Three subcategories that look meaningfully underpriced relative to the structural shift:

Voice agents for vertical applications. Generic voice agents are competitive, but voice agents purpose-built for healthcare intake, restaurant ordering, legal scheduling, home services, and field sales are still seed-stage with clear ROI for buyers. The vertical specialists win on integration and compliance, not raw voice quality.

Audio fiction and serialized listening. Pocket FM proves that audio drama at the long-form serial level can be a $5B+ category. The US and European markets are 5+ years behind India on this. The companies that build the Netflix-of-audio-fiction in Western markets are unsexy and underfunded -- which is the setup for category-defining outcomes.
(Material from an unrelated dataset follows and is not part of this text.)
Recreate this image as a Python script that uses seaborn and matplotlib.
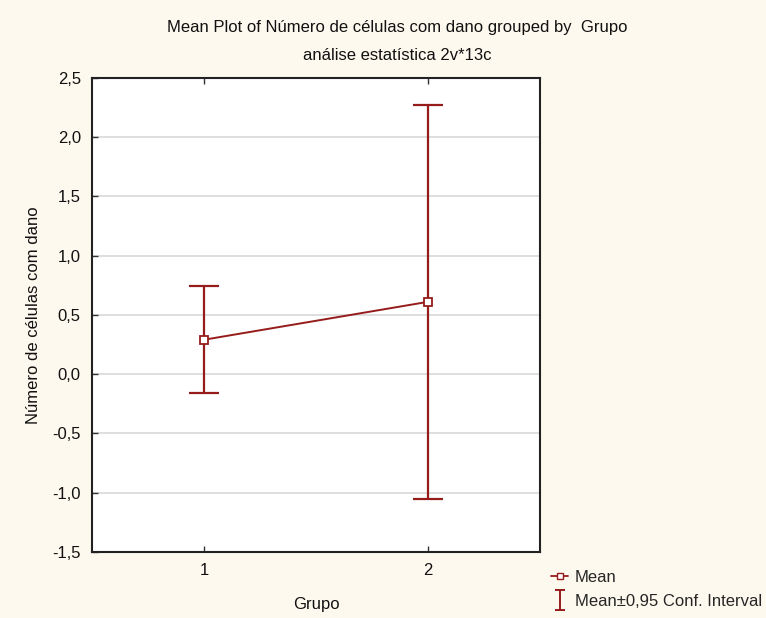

Wearable always-on voice. Sesame's bet (smart glasses with continuous voice AI) is the obvious one. Less obvious: hearable-first products like Iyo, Humane (post-pivot), and Plaud are all pursuing variations of the always-on listening device. One of them probably becomes the next iPhone-scale platform.

The Investment Frame

Reading isn't coming back. The infrastructure of information delivery is being rebuilt around voice and audio, and the layers that enable that rebuild are getting funded at scale.

The voice interface layer is consolidating around the next generation of always-on voice AI (Sesame, Hume, Inflection legacy). The audio content layer is being repriced as listening time eats reading time (Spotify Audiobooks, Audible, Pocket FM, top podcasts). The listening infrastructure layer is winner-take-most for speech models and inference (ElevenLabs, Deepgram, AssemblyAI, Suno).

The question worth debating: does the auditory shift create one trillion-dollar interface company (the "voice-first iPhone" that Sesame is betting on), or does it stay fragmented across glasses, earbuds, and existing phones? The answer determines whether the asymmetric bet is on hardware platforms or on the voice infrastructure layer that powers all of them.